‘Up and down’, fencer Bhavani awaits thrust of change
Having become the first Indian fencer at the Olympics in Tokyo, the 29-year-old talks about the pangs of change as she resets under a new coach in France in the build-up to the 2024 Games.
Bhavani Devi remains a cut above the rest in India as her 11th individual sabre gold and team title with Tamil Nadu at the senior fencing nationals in Pune over the weekend reiterated. Yet, she keeps coming back for them, even if it eats into the precious few days she gets to visit home from her French training base. Though “winning it again and again is important to keep my mental focus”, competing at the national level presents a unique challenge for India’s first Olympic fencer.

“Coming back to this level, which is different to where I train and compete, I have to fence in a particular way. You cannot fence in a very technical way with them (Indian fencers) because they will not react to those kinds of movements. So, you have to play in a particular way to win here, which is also important for the mind to adapt to different situations,” Bhavani said at the badminton hall of the Shree Shiv Chhatrapati Sports Complex in Mhalunge-Balewadi, the competition venue.
It, in a nutshell, is where the Tokyo Olympian finds herself in her fencing career. It’s been more than a year of adapting since shifting the training base from Italy to France after the historic Games outing in 2021. Pushed by her former coach Nicola Zanotti into training under reputed French coach Christian Bauer, who has produced Olympic medallists, Bhavani had been thrust into honing her skills with some of them in an entirely new setup and style at his academy in Orleans. While she feels the difference in quality and quantity of training, the winds of change are yet to blow as far as competitive results are concerned.
Over the last year in which she won the Commonwealth championship in August, the world No. 45 in sabre has been “up and down” in international events. Three World Cups from March to May last year saw her finish 52nd, 23rd and 113th. A 13th-place finish at the Asian Championships last June was followed by 21st at the worlds and 10th in a satellite tournament in Belgium. This year, she has been a creditable 26th and a lowly 89th and 72nd in three World Cups.
“Training-wise, I have been only going upwards from the start (in France). But in competitions, I’m still not fully ready with this kind of training,” the fencer from Chennai said. “I am adapting to things quickly, but to maintain that consistently is getting harder. But it’s not bad. I feel good, I’m positive. My coach is positive. It will come. Maybe this change is not helping me win right now, but when that change is complete, the results will be much better.”
The turnaround, in technique and mentality, has hardly been subtle from her pre-Tokyo days. It comprised unlearning the Italian style of fencing and going the French way under Bauer and his band of “champions and medal winners”, as Bhavani puts it. The training hours have doubled as much as the level while the reputed coach is also a taskmaster. At times he “shouts and screams when you make mistakes”. Technically too it’s been an almost 360-degree flip — right from “the position of my body, strategies and tactics, set-ups for the attack”.

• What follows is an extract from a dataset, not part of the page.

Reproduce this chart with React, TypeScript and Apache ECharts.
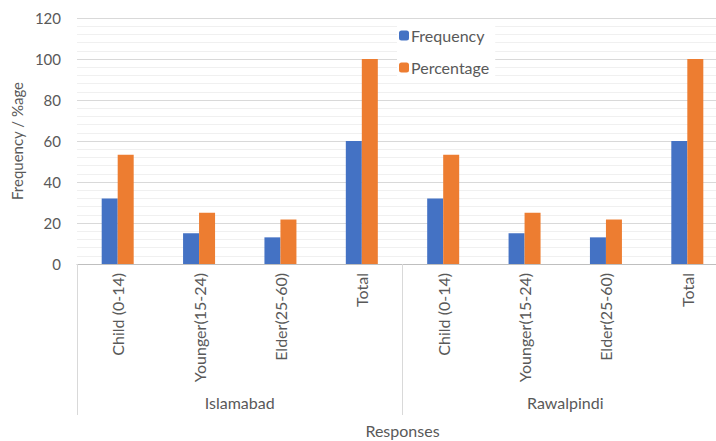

“To pull that off for a consistent period is harder. Sometimes when you’re tired, you tend to go back to the old style almost unconsciously because it’s already in you. That’s the mistake I make when I mix both. Fencing is a sport where every little thing has to be right. Even if you miss one position or movement, you’ll lose control. So, it’s all in the mind.”
What’s also in Bhavani’s mind is her recent results that haven’t exactly got her brimming with belief. “It does affect a little bit, of course,” she said. “But you have to keep going. That’s what I did for Tokyo. Even leading up to that, I was up and down. But when the moment comes, you will be there. So, you have to just trust the process, keep working hard and never look back.”
Bhavani is therefore looking ahead, in a season that will have crucial steps for the Paris Games qualification. The Asian and world championships are the “most important” in that quest, the former also a precursor to the Asian Games in September-October. For now, Bhavani hopes it’s only a matter of time before her transformation process takes wing.
“Mentally and technically, I’m training much better. Only thing is, I need to be more confident in the new change and take that with me consistently in competitions. But it takes some time, and once I have it with me, I’ll get much better.”